Christiansen’s Modeller were written in the mid-1960s but not performed in Britain until now. They seem strangely ahead of their time: short fragments, provocatively simple. Mostly performed by a solo pianist, with occasional interruptions from the strings, harmonium and percussion near the end. One part, of unadorned oscillating thirds, effectively anticipated Philip Glass’ piano music by 20 years. The familiarity was an odd sensation, but that didn’t last long. The Modeller never stayed around long enough for the listener to get fully comfortable. At the end, the ensemble repeated an ascending arpeggio in unison, whether by accident or design imitating the beginning of the Blue Danube Waltz without ever progressing, with an increasing sense of finality.

White’s Newspaper Reading Machine (circa 1971) amused my neighbours, being pretty much what the title implies. Any sense of the piece being a dadaist stunt was tempered by a musical system clearly underpinning the performance. They also liked Egidija Medekšaitė’s Pratiksha.

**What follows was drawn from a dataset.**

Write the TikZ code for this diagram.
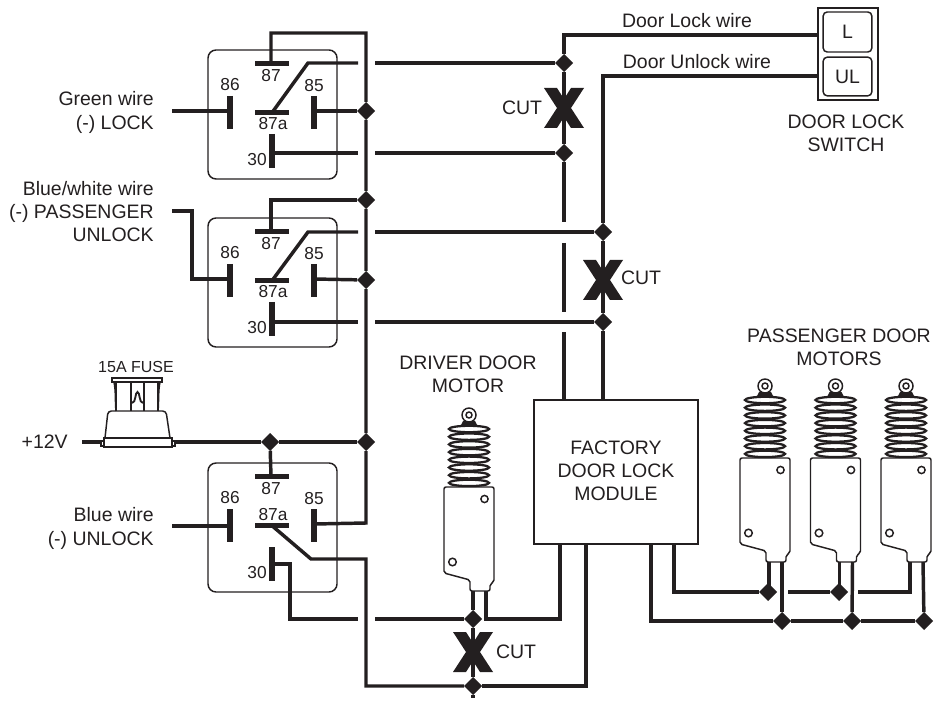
\documentclass[tikz,border=0pt]{standalone}
\usepackage{fontspec}
\setmainfont{Liberation Sans}
\usetikzlibrary{shapes.geometric}
\definecolor{ink}{HTML}{231F20}
\tikzset{
  wire/.style={draw=ink, line width=2.6pt},
  bar/.style={draw=ink, line width=3.9pt},
  outline/.style={draw=ink, line width=1.1pt},
  junction/.style={diamond, fill=ink, inner sep=0pt, outer sep=0pt, minimum size=13.5pt},
  label/.style={text=ink, font=\fontsize{14.6}{17.4}\selectfont, inner sep=0pt, align=center},
  leftlabel/.style={label, align=right, anchor=east},
  pinlabel/.style={text=ink, font=\fontsize{13}{15}\selectfont, inner sep=0pt},
  pics/relay/.style={code={
    \draw[outline, rounded corners=6pt] (0,0) rectangle (129,129);
    \draw[bar] (47,13.5) -- (81,13.5);
    \draw[bar] (22,46) -- (22,79);
    \draw[bar] (106,46) -- (106,79);
    \draw[bar] (47,62.7) -- (81,62.7);
    \draw[bar] (64,84) -- (64,118);
    \coordinate (-c87) at (63,13.5);
    \coordinate (-c86) at (22,61);
    \coordinate (-c85) at (106,61);
    \coordinate (-c87a) at (64,62.7);
    \coordinate (-c30) at (64,102);
    \node[pinlabel] (-t87) at (63,25.5) {87};
    \node[pinlabel] (-t86) at (22,35) {86};
    \node[pinlabel] (-t85) at (106,36) {85};
    \node[pinlabel] (-t87a) at (65,#1) {87a};
    \node[pinlabel] (-t30) at (49,110) {30};
  }},
  pics/motor/.style={code={
    \draw[outline] (25,-72) circle [radius=7];
    \draw[outline] (25,-72) circle [radius=3];
    \fill[ink] (17,-62) -- (19,-66) -- (31,-66) -- (33,-62) -- cycle;
    \foreach \i in {0,...,7} \draw[draw=ink, line width=1.7pt] (25,-58+7.7*\i) ellipse [x radius=20, y radius=3.2];
    \draw[outline, rounded corners=1.5pt] (0,0) -- (50,0) -- (50,95) -- (46,97) -- (46,104) -- (26,104) -- (26,93) -- (0,86) -- cycle;
    \draw[outline] (40.5,12) circle [radius=3.6];
    \draw[outline] (8.5,75) circle [radius=3.8];
    \coordinate (-t1) at (29,104);
    \coordinate (-t2) at (42,104);
  }},
  pics/cutmark/.style={code={
    \fill[ink] (-20,-20) -- (-7,-20) -- (0,-9) -- (7,-20) -- (20,-20) -- (7,0) -- (20,20) -- (7,20) -- (0,9) -- (-7,20) -- (-20,20) -- (-7,0) -- cycle;
  }},
}
\begin{document}
\begin{tikzpicture}[x=.75pt, y=-.75pt]
\useasboundingbox (0,0) rectangle (935,709);
% relays
\pic (rA) at (208,50) {relay=74};
\pic (rB) at (208,218) {relay=74};
\pic (rC) at (208,463) {relay=52};
% motors
\pic (mD) at (444,487) {motor};
\pic (mA) at (740,458) {motor};
\pic (mB) at (810.5,458) {motor};
\pic (mC) at (881,458) {motor};
% boxes
\node[outline, minimum width=123pt, minimum height=108pt, inner sep=0pt] (module) at (616,472) {};
\node[outline, minimum width=45pt, minimum height=69pt, inner sep=0pt] (switch) at (848,54) {};
\node[outline, rounded corners=3pt, minimum width=36.5pt, minimum height=30pt, inner sep=0pt, label] (btnL) at (847.5,32) {L};
\node[outline, rounded corners=3pt, minimum width=36.5pt, minimum height=29pt, inner sep=0pt, label] (btnUL) at (847.5,76.5) {UL};
% junctions
\foreach \name/\x/\y in {jA85/366/111, jB87/366/200, jB85/366/280, jP/366/442, jF/270/442,
    jLa/564/63, jLb/564/153, jUa/603/232, jUb/603/322, jDa/473/619, jDb/473/686,
    jM1/768/592, jM2/839/592, jN1/782/621, jN2/852/621, jN3/924/621}
  \node[junction] (\name) at (\x,\y) {};
% free ends and gaps
\foreach \name/\y in {gA/63, gB/153, gC/232, gD/322, gE/619}
  {\coordinate (\name l) at (358,\y); \coordinate (\name r) at (375,\y);}
\coordinate (railtop) at (366,33);
\coordinate (railbot) at (366,523);
\coordinate (inA) at (172,111);
\coordinate (inB) at (172,211);
\coordinate (inBc) at (192,211);
\coordinate (inC) at (172,526);
\coordinate (armA) at (308,63);
\coordinate (armB) at (308,232);
\coordinate (armC) at (311,559);
\coordinate (armCb) at (366,559);
\coordinate (lowC) at (290,564);
\coordinate (lowCb) at (290,619);
\coordinate (vIn) at (82,442);
\coordinate (fuseL) at (101,442);
\coordinate (fuseR) at (175,442);
\coordinate (lockEnd) at (818,35);
\coordinate (unlockEnd) at (818,76);
\coordinate (lockCorner) at (564,35);
\coordinate (unlockCorner) at (603,76);
\coordinate (mod1) at (651,544);
\coordinate (mod2) at (674,544);
\coordinate (mod3) at (560,544);
\coordinate (mod4) at (586,544);
\coordinate (modL) at (564,400);
\coordinate (modU) at (603,400);
\coordinate (tail) at (473,698);
\coordinate (gapM1) at (788,592);
\coordinate (gapM2) at (858,592);
% relay wires
\draw[wire] (rA-c87) |- (railtop) -- (jA85) -- (jB87) -- (jB85) -- (jP) -- (railbot) -- (rC-c85);
\draw[wire] (inA) -- (rA-c86);
\draw[wire] (rA-c85) -- (jA85);
\draw[wire] (rA-c87a) -- (armA) -- (gAl);
\draw[wire] (gAr) -- (jLa);
\draw[wire] (rA-c30 |- jLb) -- (gBl);
\draw[wire] (gBr) -- (jLb);
\draw[wire] (rB-c87) |- (jB87);
\draw[wire] (inB) -- (inBc) |- (rB-c86);
\draw[wire] (rB-c85) -- (jB85);
\draw[wire] (rB-c87a) -- (armB) -- (gCl);
\draw[wire] (gCr) -- (jUa);
\draw[wire] (rB-c30 |- jUb) -- (gDl);
\draw[wire] (gDr) -- (jUb);
\draw[wire] (rC-c87) -- (jF);
\draw[wire] (inC) -- (rC-c86 |- inC);
\draw[wire] (rC-c87a) -- (armC) -- (armCb) |- (jDb);
\draw[wire] (rC-c30 |- lowC) -- (lowC) -- (lowCb) -- (gEl);
\draw[wire] (gEr) -- (jDa);
\draw[wire] (vIn) -- (fuseL);
\draw[wire] (fuseR) -- (jF) -- (jP);
% door lock wires
\draw[wire] (lockEnd) -- (lockCorner) -- (jLa) -- (jLb) -- (564,222);
\draw[wire] (564,243) -- (564,312);
\draw[wire] (564,332) -- (modL);
\draw[wire] (unlockEnd) -- (unlockCorner) -- (jUa) -- (jUb) -- (modU);
% motor wires
\draw[wire] (mD-t1) -- (jDa) -- (jDb) -- (tail);
\draw[wire] (mD-t2) |- (mod3 |- jDa) -- (mod3);
\draw[wire] (mod4) |- (jDb);
\draw[wire] (mod2) |- (jM1);
\draw[wire] (mod1) |- (jN1) -- (jN2) -- (jN3);
\draw[wire] (gapM1) -- (jM2);
\draw[wire] (gapM2) -| (mC-t1);
\draw[wire] (mA-t1) -- (mA-t1 |- jM1);
\draw[wire] (mA-t2) -- (jN1);
\draw[wire] (mB-t1) -- (mB-t1 |- jM2);
\draw[wire] (mB-t2) -- (jN2);
\draw[wire] (mC-t2) -- (jN3);
% fuse
\draw[outline, fill=white] (104,438) rectangle (172,447);
\draw[outline, fill=white] (101,441) rectangle (104,446);
\draw[outline, fill=white] (172,441) rectangle (175,446);
\draw[outline, rounded corners=2.5pt] (105,438) -- (108,411) -- (166,411) -- (170,438);
\draw[outline] (112,378) rectangle (162,382);
\draw[outline] (114,382) .. controls (116,392) and (115,402) .. (116,411);
\draw[outline] (160,382) .. controls (158,392) and (159,402) .. (158,411);
\draw[outline, line width=1.4pt] (116,411) -- (116,382) (158,411) -- (158,382);
\draw[outline, line width=1.4pt] (131,382) -- (131,411) (144,382) -- (144,411);
\draw[outline, line width=1.4pt] (132,403) .. controls (136,403) and (135,392) .. (137.5,392) .. controls (140,392) and (139,403) .. (143,403);
% cuts
\pic (xA) at (564,108) {cutmark};
\pic (xB) at (603,280) {cutmark};
\pic (xC) at (473,652) {cutmark};
% texts
\node[leftlabel] (tGreen) at (154,112.5) {Green wire\\(-) LOCK};
\node[leftlabel] (tBlueW) at (154,211.5) {Blue/white wire\\(-) PASSENGER\\UNLOCK};
\node[leftlabel] (tBlue) at (154,528.5) {Blue wire\\(-) UNLOCK};
\node[leftlabel] (tVolt) at (68,442) {+12V};
\node[text=ink, font=\fontsize{12}{14}\selectfont, inner sep=0pt] (tFuse) at (136,367) {15A FUSE};
\node[label] (tModule) at (616,470.5) {FACTORY\\DOOR LOCK\\MODULE};
\node[label] (tLock) at (687,21) {Door Lock wire};
\node[label] (tUnlock) at (697,62) {Door Unlock wire};
\node[label] (tSwitch) at (846,133) {DOOR LOCK\\SWITCH};
\node[label] (tDriver) at (468,374) {DRIVER DOOR\\MOTOR};
\node[label] (tPass) at (839,347) {PASSENGER DOOR\\MOTORS};
\node[label] (tCutA) at (522,108) {CUT};
\node[label] (tCutB) at (641,278) {CUT};
\node[label] (tCutC) at (516,652) {CUT};
\end{tikzpicture}
\end{document}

The new works all suggested a common heritage of assimilating the more vital musical philosophies from the last century and synthesising them into something different. The use of systems, of chance, awareness of visual arts, of music as a social activity, the rejection of dogmatic allegiance to a particular system of organising pitch and harmony, all appeared in various guises.

I’d never heard anything by Martin Arnold before. The way people were talking about him before the gig suggested that I’d been missing out. They were right. His new piece Stain Ballad is incredible; striking in its mysterious ambiguity, fragile but indelible. The music shared an aesthetic that Morton Feldman aspired to, of “having mood” without being “in a mood”. As I typed this, Philip Thomas, the pianist that night just tweeted he was listening back to the piece and is “in tears… fresh, complex, meandering, intricate, lovely.” Looking back, I’ll still remember this piece as one of the highlights of the year.